— start DATA PROVIDED —

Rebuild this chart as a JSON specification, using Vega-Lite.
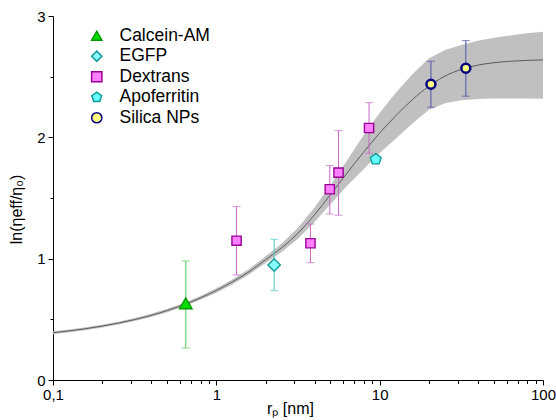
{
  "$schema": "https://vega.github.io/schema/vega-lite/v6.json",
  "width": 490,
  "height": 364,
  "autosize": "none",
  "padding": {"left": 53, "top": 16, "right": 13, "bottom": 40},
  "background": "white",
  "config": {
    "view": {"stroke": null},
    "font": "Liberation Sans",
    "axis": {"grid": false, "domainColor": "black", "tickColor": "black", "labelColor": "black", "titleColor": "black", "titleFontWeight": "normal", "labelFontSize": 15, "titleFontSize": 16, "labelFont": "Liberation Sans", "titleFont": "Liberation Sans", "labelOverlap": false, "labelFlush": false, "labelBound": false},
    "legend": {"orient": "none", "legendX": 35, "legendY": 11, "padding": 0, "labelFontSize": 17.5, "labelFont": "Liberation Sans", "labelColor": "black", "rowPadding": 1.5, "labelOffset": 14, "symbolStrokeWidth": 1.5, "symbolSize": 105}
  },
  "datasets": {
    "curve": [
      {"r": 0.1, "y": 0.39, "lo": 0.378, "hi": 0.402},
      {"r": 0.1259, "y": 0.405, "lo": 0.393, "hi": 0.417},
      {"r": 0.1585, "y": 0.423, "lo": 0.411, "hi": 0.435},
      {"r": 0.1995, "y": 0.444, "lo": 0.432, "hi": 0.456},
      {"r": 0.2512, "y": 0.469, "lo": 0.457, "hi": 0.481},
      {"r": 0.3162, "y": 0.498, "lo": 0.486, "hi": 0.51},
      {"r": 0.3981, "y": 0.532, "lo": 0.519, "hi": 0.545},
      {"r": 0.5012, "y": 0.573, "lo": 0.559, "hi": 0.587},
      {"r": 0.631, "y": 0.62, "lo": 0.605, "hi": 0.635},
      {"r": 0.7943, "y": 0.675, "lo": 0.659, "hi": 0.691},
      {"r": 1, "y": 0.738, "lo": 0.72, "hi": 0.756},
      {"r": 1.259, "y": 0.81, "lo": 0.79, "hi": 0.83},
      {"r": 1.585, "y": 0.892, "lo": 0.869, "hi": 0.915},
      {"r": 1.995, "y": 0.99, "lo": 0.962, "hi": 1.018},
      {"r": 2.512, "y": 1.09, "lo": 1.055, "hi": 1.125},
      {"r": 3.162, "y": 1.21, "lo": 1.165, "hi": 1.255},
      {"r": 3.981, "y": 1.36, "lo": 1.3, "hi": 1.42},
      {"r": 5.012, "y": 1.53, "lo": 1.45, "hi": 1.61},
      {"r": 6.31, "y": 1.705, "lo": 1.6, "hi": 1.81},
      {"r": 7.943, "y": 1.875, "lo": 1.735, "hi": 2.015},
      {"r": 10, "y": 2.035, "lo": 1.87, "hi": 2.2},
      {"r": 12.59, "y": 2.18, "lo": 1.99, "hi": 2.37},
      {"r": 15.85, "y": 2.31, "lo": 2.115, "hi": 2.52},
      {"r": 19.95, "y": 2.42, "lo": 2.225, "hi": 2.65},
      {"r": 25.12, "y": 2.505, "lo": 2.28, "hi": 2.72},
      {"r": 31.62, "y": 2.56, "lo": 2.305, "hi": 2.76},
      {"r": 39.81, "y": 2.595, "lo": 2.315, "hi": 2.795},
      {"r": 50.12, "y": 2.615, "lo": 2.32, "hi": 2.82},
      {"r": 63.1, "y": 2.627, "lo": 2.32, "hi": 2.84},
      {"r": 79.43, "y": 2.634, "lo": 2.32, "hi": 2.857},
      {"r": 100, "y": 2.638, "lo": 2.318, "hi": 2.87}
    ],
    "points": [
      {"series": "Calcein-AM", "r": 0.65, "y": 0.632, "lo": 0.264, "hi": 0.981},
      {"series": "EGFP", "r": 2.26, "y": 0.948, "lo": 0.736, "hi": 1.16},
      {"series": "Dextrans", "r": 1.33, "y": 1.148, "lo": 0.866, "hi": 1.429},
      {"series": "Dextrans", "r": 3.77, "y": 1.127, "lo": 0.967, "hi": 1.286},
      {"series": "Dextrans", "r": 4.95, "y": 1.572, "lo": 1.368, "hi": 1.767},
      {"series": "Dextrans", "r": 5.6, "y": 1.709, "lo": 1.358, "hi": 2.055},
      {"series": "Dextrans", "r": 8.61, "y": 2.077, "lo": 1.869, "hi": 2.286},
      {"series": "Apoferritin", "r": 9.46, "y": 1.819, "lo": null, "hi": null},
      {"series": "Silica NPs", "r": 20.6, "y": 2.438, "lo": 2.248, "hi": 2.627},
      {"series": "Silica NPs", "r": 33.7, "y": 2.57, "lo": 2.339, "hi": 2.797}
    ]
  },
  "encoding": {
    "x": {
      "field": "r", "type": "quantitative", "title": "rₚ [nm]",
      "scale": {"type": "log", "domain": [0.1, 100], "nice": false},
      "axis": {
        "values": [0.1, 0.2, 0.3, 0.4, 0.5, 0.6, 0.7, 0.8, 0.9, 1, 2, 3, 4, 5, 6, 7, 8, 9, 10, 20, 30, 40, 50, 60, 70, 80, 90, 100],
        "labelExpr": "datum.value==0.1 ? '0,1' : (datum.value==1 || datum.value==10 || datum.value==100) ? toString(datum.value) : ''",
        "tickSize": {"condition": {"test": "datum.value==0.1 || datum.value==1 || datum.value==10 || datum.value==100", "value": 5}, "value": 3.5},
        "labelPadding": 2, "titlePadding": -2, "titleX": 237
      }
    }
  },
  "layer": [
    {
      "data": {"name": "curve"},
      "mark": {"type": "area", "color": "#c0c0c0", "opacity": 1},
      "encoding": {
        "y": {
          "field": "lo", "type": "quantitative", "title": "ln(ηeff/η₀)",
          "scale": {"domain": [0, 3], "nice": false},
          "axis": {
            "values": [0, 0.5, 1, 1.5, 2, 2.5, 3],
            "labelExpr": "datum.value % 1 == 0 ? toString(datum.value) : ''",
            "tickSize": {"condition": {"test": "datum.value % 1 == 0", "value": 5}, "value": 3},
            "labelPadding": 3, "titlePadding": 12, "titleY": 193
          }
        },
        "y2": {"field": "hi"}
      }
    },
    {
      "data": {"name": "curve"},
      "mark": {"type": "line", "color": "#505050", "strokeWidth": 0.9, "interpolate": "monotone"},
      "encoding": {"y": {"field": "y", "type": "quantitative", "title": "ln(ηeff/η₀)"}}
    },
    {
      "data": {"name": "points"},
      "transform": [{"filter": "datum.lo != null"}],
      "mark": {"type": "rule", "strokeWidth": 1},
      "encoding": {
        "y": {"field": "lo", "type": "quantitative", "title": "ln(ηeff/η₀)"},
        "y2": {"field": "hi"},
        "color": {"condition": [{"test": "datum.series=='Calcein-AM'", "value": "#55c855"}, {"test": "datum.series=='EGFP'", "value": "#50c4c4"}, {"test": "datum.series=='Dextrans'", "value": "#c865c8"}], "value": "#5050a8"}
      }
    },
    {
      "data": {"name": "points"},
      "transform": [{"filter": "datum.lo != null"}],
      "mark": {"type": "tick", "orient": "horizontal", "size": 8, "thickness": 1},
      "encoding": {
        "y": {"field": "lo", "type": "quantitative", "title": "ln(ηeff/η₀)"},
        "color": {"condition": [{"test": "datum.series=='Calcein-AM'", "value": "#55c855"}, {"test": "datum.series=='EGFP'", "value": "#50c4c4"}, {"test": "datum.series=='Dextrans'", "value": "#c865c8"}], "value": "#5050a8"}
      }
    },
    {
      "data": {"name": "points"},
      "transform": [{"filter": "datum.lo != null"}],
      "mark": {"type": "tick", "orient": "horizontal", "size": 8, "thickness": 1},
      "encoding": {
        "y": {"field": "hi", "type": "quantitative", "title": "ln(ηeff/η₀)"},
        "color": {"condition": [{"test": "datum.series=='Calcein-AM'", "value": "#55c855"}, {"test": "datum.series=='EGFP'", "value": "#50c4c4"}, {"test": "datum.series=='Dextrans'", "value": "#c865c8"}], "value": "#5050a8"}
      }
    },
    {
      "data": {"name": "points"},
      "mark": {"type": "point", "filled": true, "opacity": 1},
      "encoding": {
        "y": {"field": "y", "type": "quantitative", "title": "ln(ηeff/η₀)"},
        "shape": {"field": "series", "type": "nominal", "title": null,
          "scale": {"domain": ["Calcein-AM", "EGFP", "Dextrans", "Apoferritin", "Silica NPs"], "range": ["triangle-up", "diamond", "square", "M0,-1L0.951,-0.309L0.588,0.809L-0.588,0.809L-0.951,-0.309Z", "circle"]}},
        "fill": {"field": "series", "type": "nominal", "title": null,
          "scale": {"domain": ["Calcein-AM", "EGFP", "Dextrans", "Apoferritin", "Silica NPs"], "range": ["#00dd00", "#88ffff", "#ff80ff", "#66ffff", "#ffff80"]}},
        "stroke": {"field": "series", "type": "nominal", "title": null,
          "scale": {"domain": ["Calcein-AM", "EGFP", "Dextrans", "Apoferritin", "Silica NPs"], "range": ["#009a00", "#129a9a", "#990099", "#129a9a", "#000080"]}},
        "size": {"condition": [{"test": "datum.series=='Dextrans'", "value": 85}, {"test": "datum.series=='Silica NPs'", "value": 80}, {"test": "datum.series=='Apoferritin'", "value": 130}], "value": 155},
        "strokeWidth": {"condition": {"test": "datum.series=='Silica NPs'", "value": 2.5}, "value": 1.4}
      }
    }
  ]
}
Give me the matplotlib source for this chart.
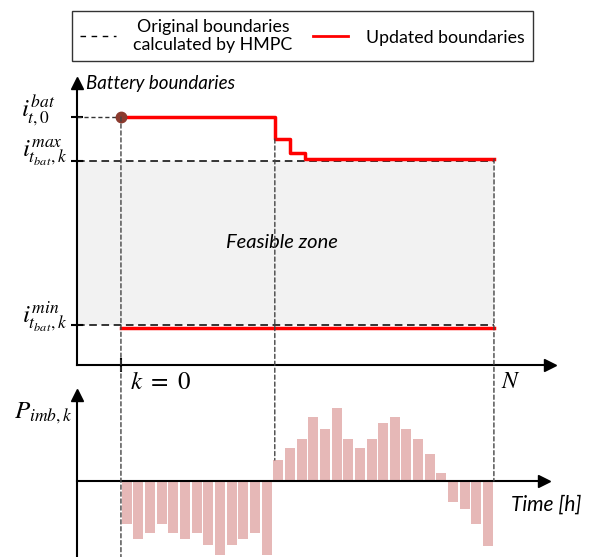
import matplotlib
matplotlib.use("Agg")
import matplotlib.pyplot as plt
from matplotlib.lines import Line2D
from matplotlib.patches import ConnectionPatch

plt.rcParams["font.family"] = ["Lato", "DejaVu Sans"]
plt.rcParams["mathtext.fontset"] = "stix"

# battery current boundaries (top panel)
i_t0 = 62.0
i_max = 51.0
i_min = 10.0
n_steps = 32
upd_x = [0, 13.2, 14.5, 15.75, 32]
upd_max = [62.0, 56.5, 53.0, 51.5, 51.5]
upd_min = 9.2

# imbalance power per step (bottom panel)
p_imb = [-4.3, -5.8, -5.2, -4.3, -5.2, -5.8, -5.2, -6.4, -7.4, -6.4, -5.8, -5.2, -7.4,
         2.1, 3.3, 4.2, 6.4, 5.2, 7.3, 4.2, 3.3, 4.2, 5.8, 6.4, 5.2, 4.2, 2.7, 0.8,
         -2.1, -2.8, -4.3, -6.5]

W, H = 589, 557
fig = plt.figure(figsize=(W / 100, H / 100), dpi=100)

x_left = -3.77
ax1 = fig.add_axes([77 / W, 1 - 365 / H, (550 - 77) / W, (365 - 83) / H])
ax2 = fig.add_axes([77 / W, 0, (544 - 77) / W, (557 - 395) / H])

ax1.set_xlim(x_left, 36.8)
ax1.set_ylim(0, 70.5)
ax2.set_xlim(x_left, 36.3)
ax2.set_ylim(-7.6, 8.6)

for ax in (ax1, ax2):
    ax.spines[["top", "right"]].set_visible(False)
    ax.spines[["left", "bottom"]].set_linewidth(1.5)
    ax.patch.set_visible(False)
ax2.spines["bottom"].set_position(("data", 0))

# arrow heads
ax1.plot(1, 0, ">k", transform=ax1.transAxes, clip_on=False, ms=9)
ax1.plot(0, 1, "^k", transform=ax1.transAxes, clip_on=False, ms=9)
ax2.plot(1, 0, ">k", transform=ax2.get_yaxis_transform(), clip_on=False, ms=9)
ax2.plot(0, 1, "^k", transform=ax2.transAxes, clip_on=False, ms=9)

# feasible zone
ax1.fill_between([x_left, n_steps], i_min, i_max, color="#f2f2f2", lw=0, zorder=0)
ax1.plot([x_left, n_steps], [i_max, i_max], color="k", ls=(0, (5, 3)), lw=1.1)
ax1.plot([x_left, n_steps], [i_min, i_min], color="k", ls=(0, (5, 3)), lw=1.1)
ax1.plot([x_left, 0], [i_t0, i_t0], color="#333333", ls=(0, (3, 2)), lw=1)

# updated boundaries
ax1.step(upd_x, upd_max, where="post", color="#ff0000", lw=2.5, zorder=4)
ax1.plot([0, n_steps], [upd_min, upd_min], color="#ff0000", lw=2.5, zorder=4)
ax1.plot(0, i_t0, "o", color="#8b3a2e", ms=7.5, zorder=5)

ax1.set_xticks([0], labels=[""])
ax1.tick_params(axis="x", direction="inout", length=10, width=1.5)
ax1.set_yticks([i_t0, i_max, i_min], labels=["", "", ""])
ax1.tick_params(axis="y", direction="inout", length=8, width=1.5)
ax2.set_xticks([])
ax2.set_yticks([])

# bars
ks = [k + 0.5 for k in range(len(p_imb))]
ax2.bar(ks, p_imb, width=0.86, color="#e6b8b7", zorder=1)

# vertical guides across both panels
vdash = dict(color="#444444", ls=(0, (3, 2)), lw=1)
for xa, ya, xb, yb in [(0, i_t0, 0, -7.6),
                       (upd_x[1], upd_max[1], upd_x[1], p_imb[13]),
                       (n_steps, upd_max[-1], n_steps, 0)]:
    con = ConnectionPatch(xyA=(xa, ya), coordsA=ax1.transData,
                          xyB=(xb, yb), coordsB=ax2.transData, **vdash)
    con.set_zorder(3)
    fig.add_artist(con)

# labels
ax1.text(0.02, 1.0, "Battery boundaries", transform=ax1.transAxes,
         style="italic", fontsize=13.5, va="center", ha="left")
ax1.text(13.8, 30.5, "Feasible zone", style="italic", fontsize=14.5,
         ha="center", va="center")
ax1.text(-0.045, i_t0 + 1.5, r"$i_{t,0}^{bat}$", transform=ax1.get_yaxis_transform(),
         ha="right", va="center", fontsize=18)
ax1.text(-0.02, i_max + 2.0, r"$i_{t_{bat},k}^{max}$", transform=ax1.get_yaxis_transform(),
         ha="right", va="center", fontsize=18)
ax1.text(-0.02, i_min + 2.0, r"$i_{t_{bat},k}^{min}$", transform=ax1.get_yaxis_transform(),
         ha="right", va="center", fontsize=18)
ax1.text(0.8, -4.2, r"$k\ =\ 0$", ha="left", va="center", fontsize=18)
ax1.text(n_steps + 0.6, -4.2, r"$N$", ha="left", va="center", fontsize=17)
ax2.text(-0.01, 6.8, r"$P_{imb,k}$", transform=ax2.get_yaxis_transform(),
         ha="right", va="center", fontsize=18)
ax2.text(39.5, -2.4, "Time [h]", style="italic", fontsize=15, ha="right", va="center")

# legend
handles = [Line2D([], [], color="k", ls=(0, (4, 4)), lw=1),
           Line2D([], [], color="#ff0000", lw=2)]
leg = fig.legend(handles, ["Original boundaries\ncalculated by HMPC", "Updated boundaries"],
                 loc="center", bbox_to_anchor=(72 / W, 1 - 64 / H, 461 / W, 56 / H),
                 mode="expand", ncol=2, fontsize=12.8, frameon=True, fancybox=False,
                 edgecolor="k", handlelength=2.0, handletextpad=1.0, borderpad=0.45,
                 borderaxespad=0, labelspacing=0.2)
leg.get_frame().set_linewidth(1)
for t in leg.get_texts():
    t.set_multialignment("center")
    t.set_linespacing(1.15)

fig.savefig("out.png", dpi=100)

— end DATA PROVIDED —

- [YOUR GOAL] Copy each line above that contains the string "matplotlib".

- [TASK OUTPUT]
Give me the matplotlib source for this chart.
import matplotlib
matplotlib.use("Agg")
import matplotlib.pyplot as plt
from matplotlib.lines import Line2D
from matplotlib.patches import ConnectionPatch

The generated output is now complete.